World Languages Honored

Holy Angels was recently recognized by the publishers of Today’s Catholic Teacher magazine at the annual National Catholic Educational Association’s convention in Cincinnati.  Holy Angels was one of three finalists for the Innovations in Catholic Education (ICE) award presented by the magazine for innovations in curriculum.  The award was presented for the unique World Languages Program at Holy Angels which includes Spanish, German, and Chinese.

In order to prepare students for a multi-cultural interdependent society, Holy Angels School supports the importance of offering a sequential program of study in world culture and language. Several outcomes of the program at Holy Angels include: 1) the ability to communicate in a second or third world language, with emphasis on the development of listening, speaking, reading and writing skills; 2) an awareness of and appreciation for God’s gift of diversity in other cultures; and 3) provision for the option of advanced placement in the high school world language program for those students who choose to continue in a world language.

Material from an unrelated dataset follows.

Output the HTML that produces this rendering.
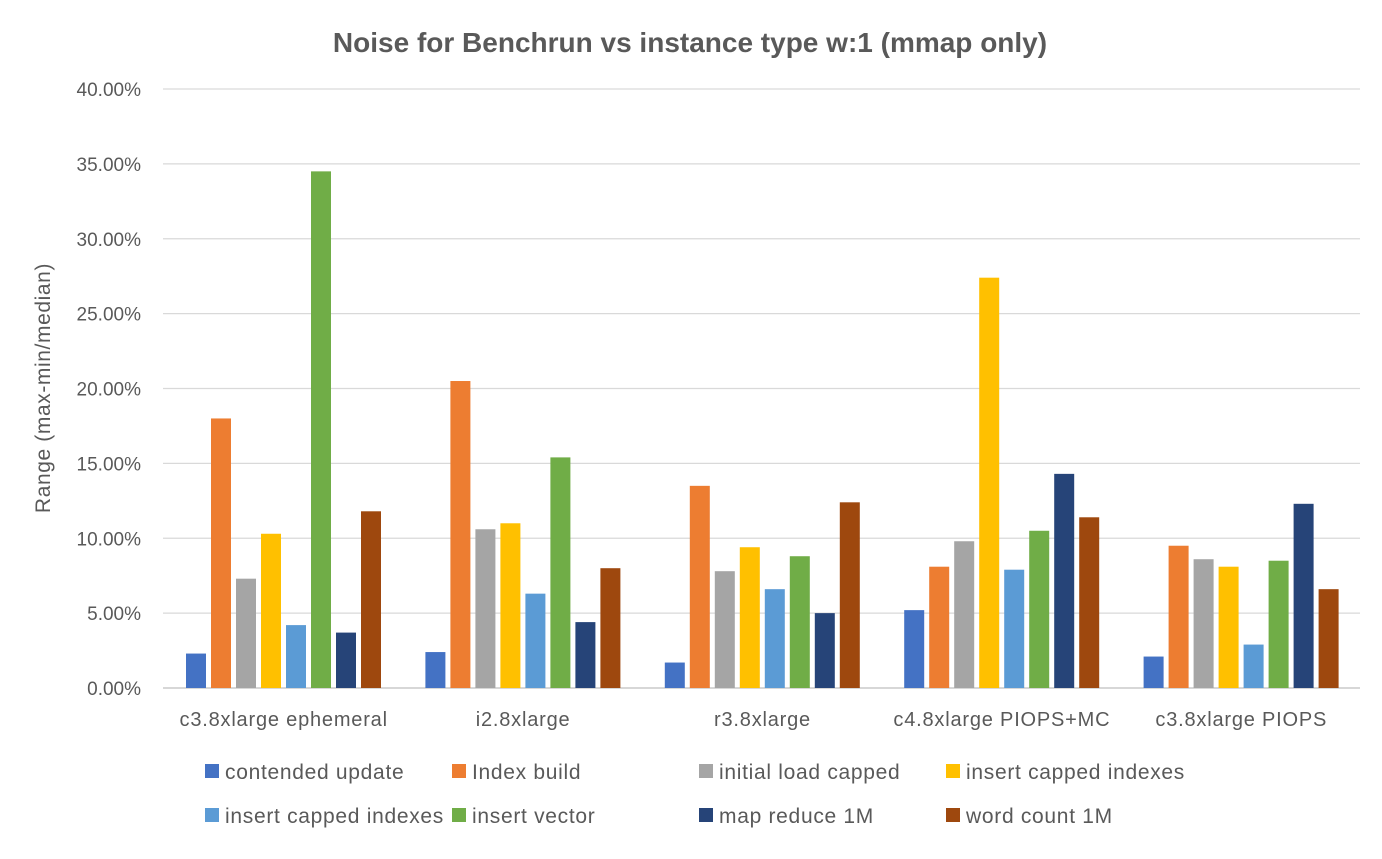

A basic belief that a world language program is important for everyone mandates that the program be part of the regular school curriculum, at all grades, for all students.

In selecting languages/cultures to be taught in the program, German, Spanish and Chinese were chosen for various reasons. The German heritage is an important aspect of both the West Bend and Wisconsin communities, and the country of Germany has become a noted economic/business partner with the United States. The influence of Spanish culture continues to grow in most areas of the country and is an important consideration for the twenty-first century American society. The growing prominence of Chinese in the global community makes it a language and culture of great interest for present and future generations.

As much as possible, the study of world language/culture correlates with other areas of the curriculum, such as social studies. Therefore, world language is considered to be both an extension of other areas of curriculum and a curriculum in its own right.

Students in grades kindergarten through grade five receive instruction in German, Spanish and Chinese language and culture on a rotating trimester schedule. Students in grades six through eight concentrate on one of the world languages for three years. This language is chosen prior to sixth grade placement. By the end of eighth grade, it is possible for students to complete the equivalency of level one at the high school, in their respective language.

While a world language/culture program affects many facets of development, several intentional outcomes can be readily identified. These outcomes, which can be identified as goals, include such things as: vocabulary development, transfer of reading skills, positive attitude and self-concept development, increased creativity, development of communication skills and a better understanding and working knowledge of one’s native language.

The World Languages Program has been a part of the Holy Angels curriculum for more than twenty-five years.  It is supported by the Stehling Project which is funded by the Thomas Rolfs Foundation.